The Epic Games Store is slick but it lacks much of what makes Steam so appealing; in many ways, it’s just a fledgling shop, a work in progress, and now if we want to play The Division 2 or Metro: Exodus or Hades or any number of other games (surely the list will grow) we’ll be forced to do so on EGS instead of Steam. We will be the store’s guinea pigs. Our only choice now is whether or not to play these games, not where we’ll play them.
I’m not happy that I have to load Origin to play Mass Effect or Battlefield. I’m not happy that even when I play a Ubisoft title via Steam I need to have uPlay installed (at times making it impossible for the game to even load!) I wish you could play Fortnite on Steam, even if just to have the choice. I don’t begrudge any of these companies for having their own stores, but there’s no denying that it would be better for consumers if all these games were available in multiple stores. The great thing about competition is it creates choice, but what we’re seeing here is a restriction of choice.
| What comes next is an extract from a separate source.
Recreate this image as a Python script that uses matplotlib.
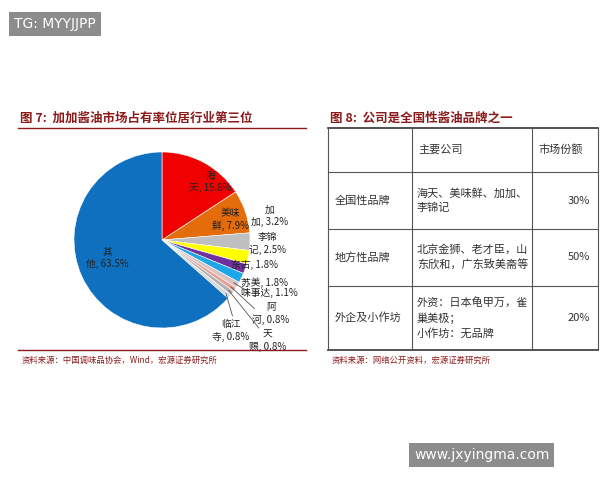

Imagine if you could only buy physical games in specific retail outlets; if you could only get Call of Duty at Walmart and Assassin’s Creed at GameStop and Dark Souls at Target. That’s not the kind of competition that helps customers. The kind that helps customers is when one of those stores offers better prices for gamers than the others and we get to choose to go there to save money, or to have a better in-store experience.
Probably the only solution at this point, beyond Epic backing off this strategy which I don’t see happening, is for Valve to adjust its cut ratio. That would be the ideal solution in any case. If Valve announced tomorrow that it was now—across the board—only taking 12%, we would not see this developer exodus. Nor would Valve ever require a game to release exclusively on Steam (or at least I don’t believe they ever have before.) This would mean that developers and publishers could host their games across multiple stores, and gamers would then choose the store they preferred based on its feature set, UI, convenience and so forth.
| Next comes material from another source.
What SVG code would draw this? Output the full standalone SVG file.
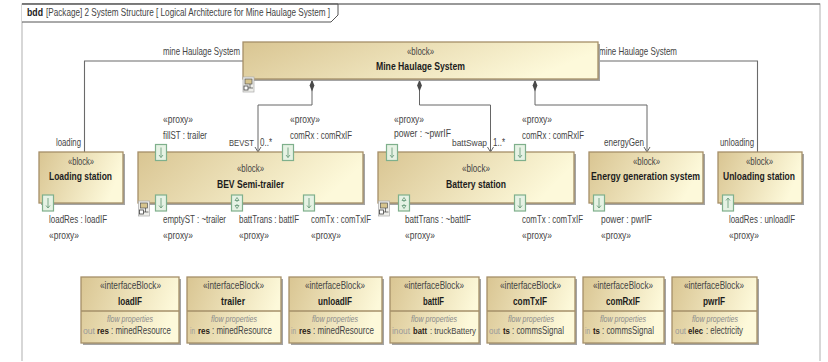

Will that happen? I have no idea. With enough pressure . . . maybe. Hopefully.
I’ve been using Steam since it first launched. I have a huge catalog of games there. I have enough PC game clients installed as it is. It’s like the streaming wars in the TV/movie business. How many subscriptions can we maintain just to see the shows we want to watch? How many PC clients can we install and keep track of to play the games we want to play? Battle.net, Origin, uPlay, Steam, GOG, Epic Game Store, Bethesda . . . it’s kind of exhausting (though at least not as expensive as subscribing to Hulu, Netflix, Amazon Prime, CBS All Access, Disney’s upcoming service, Showtime, HBO, Starz etc. etc. etc.)
In the end, hopefully competition does the trick. The market will adjust. Competitors will adapt and some will win and some will lose. The question is how all this impacts the PC gaming community writ large. I have an optimistic longview. It’s the near-term shenanigans that worry me.